### WHAT YOU HAVE TO DO
Retype each line exactly. Skip images.

### RECORDED INFORMATION
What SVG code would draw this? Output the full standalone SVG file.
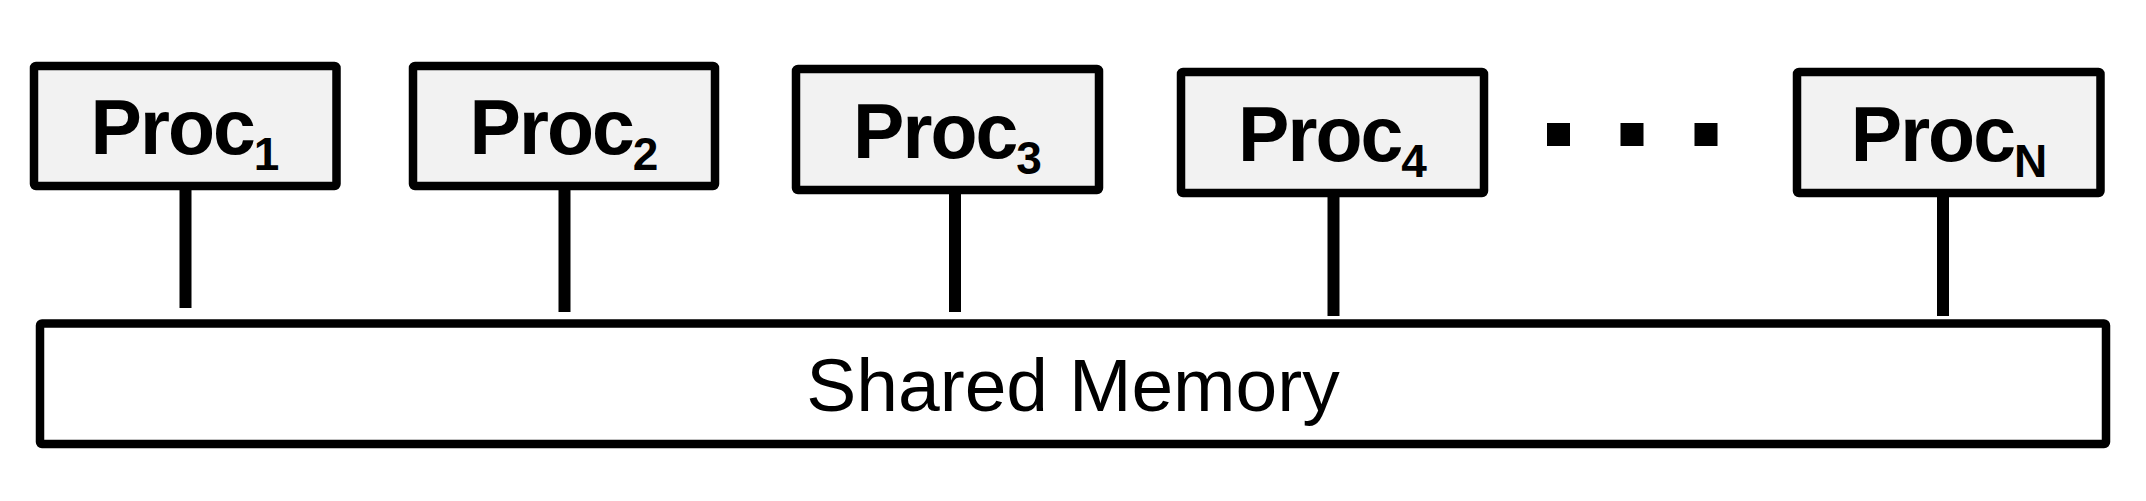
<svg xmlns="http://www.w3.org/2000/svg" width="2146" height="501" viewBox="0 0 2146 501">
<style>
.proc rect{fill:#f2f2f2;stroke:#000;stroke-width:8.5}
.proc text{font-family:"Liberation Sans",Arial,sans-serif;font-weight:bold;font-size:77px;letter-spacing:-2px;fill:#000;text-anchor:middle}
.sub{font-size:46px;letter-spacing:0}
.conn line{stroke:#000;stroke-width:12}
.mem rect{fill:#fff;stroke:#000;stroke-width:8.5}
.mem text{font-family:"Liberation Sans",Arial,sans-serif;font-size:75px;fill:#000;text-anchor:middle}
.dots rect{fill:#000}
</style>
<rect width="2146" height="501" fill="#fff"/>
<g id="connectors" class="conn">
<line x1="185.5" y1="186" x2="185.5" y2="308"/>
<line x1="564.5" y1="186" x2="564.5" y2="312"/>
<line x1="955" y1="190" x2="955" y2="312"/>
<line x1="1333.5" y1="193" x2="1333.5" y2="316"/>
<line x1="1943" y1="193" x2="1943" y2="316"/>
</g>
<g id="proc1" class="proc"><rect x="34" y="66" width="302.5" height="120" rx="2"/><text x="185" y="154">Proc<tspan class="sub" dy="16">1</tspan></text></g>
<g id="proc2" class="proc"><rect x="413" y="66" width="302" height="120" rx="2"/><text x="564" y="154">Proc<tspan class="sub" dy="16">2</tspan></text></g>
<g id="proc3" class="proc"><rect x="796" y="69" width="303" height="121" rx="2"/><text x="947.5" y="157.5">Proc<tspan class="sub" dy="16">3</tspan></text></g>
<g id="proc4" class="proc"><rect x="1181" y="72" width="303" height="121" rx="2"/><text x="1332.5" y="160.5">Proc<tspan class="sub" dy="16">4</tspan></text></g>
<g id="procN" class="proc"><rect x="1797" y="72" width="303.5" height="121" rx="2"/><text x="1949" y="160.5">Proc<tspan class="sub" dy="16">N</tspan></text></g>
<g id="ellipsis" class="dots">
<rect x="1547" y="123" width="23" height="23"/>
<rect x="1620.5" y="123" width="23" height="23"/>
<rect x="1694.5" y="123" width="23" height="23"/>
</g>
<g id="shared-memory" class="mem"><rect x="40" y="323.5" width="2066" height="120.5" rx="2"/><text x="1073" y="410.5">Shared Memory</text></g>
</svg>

### EXERCISE OUTPUT
What SVG code would draw this? Output the full standalone SVG file.
<svg xmlns="http://www.w3.org/2000/svg" width="2146" height="501" viewBox="0 0 2146 501">
<style>
.proc rect{fill:#f2f2f2;stroke:#000;stroke-width:8.5}
.proc text{font-family:"Liberation Sans",Arial,sans-serif;font-weight:bold;font-size:77px;letter-spacing:-2px;fill:#000;text-anchor:middle}
.sub{font-size:46px;letter-spacing:0}
.conn line{stroke:#000;stroke-width:12}
.mem rect{fill:#fff;stroke:#000;stroke-width:8.5}
.mem text{font-family:"Liberation Sans",Arial,sans-serif;font-size:75px;fill:#000;text-anchor:middle}
.dots rect{fill:#000}
</style>
<rect width="2146" height="501" fill="#fff"/>
<g id="connectors" class="conn">
<line x1="185.5" y1="186" x2="185.5" y2="308"/>
<line x1="564.5" y1="186" x2="564.5" y2="312"/>
<line x1="955" y1="190" x2="955" y2="312"/>
<line x1="1333.5" y1="193" x2="1333.5" y2="316"/>
<line x1="1943" y1="193" x2="1943" y2="316"/>
</g>
<g id="proc1" class="proc"><rect x="34" y="66" width="302.5" height="120" rx="2"/><text x="185" y="154">Proc<tspan class="sub" dy="16">1</tspan></text></g>
<g id="proc2" class="proc"><rect x="413" y="66" width="302" height="120" rx="2"/><text x="564" y="154">Proc<tspan class="sub" dy="16">2</tspan></text></g>
<g id="proc3" class="proc"><rect x="796" y="69" width="303" height="121" rx="2"/><text x="947.5" y="157.5">Proc<tspan class="sub" dy="16">3</tspan></text></g>
<g id="proc4" class="proc"><rect x="1181" y="72" width="303" height="121" rx="2"/><text x="1332.5" y="160.5">Proc<tspan class="sub" dy="16">4</tspan></text></g>
<g id="procN" class="proc"><rect x="1797" y="72" width="303.5" height="121" rx="2"/><text x="1949" y="160.5">Proc<tspan class="sub" dy="16">N</tspan></text></g>
<g id="ellipsis" class="dots">
<rect x="1547" y="123" width="23" height="23"/>
<rect x="1620.5" y="123" width="23" height="23"/>
<rect x="1694.5" y="123" width="23" height="23"/>
</g>
<g id="shared-memory" class="mem"><rect x="40" y="323.5" width="2066" height="120.5" rx="2"/><text x="1073" y="410.5">Shared Memory</text></g>
</svg>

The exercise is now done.